What a remarkable departure this is from the norm of the Ancient World. The Code of Hammurabi stipulated that all escaped slaves be returned to their owners, on pain of stiff penalties. The Fugitive Slave Law in America lasted until the end of the War Between the States. In his excellent Pentateuch & Haftorahs, the former Chief Rabbi of the United Kingdom, Joseph H. Hertz, noted in his commentary that despite the noticeable laws surrounding slaves in the Torah, slavery in Ancient Israel & Judah was appears to have been very rare. Throughout Scripture, there are no references to slave markets in the Land, and scant indeed are mentions of slaves among Israelite society.
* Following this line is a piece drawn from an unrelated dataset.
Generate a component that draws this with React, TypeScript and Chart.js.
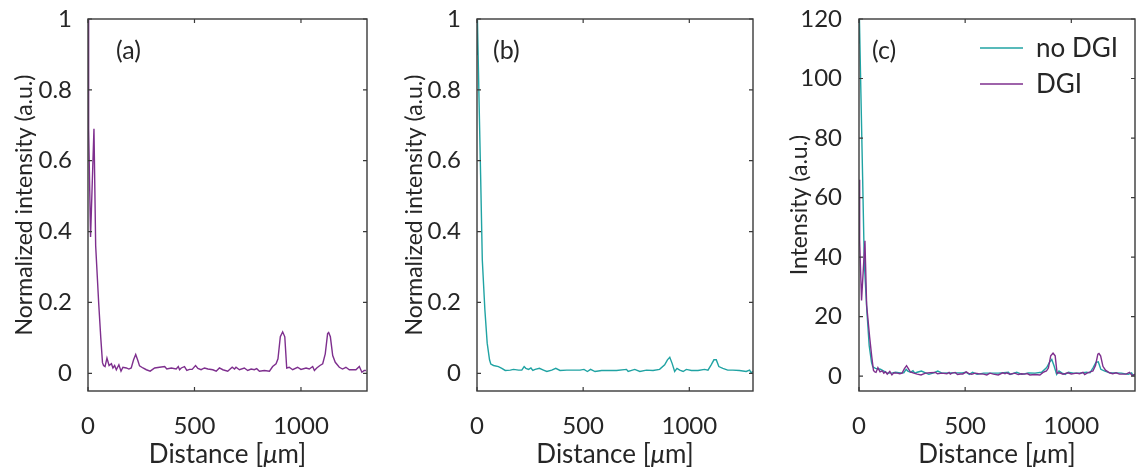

The obligation to shelter escaped slaves and treat them kindly might explain this situation, along with the commandment to free slaves on the Jubilee year, as well as to release a slave upon his seventh year of service (Exodus chap. 21 and Deuteronomy chap. 15). This relates to the libertarian and humanitarian arguments I mentioned in favor of the Secession of the Confederate States of America. In the libertarian scholar Jeffery Rogers Hummel’s ‘Emancipating Slaves, Enslaving Free Men: A History of the American Civil War’, the author argues that slavery would not have lasted very long in the Confederacy, given that the United States would no doubt have quickly repealed the widely hated Fugitive Slave Law of 1850. This in turn would have created a flood of runaway slaves from the South in the direction of freedom, making slavery more costly to maintain where it existed. Famous abolitionists such as William Lloyd Garrison actually advocated before and during the war years that the free states secede from the slave states for this to happen. Hummel uses the example of Brazil, where slavery was outlawed in some areas but not in others. Free regions became such a haven for runaways that the costs of runaways on slave-owners became far too much to bear. Slavery was abandoned all over Brazil in 1888, without a shot fired. Human beings forced into slavery simply don’t start acting like cattle or pieces of furniture.
Interestingly, if unexpectedly, it seems that there is good evidence to support the position of Hummel and Garrison from the Bible itself.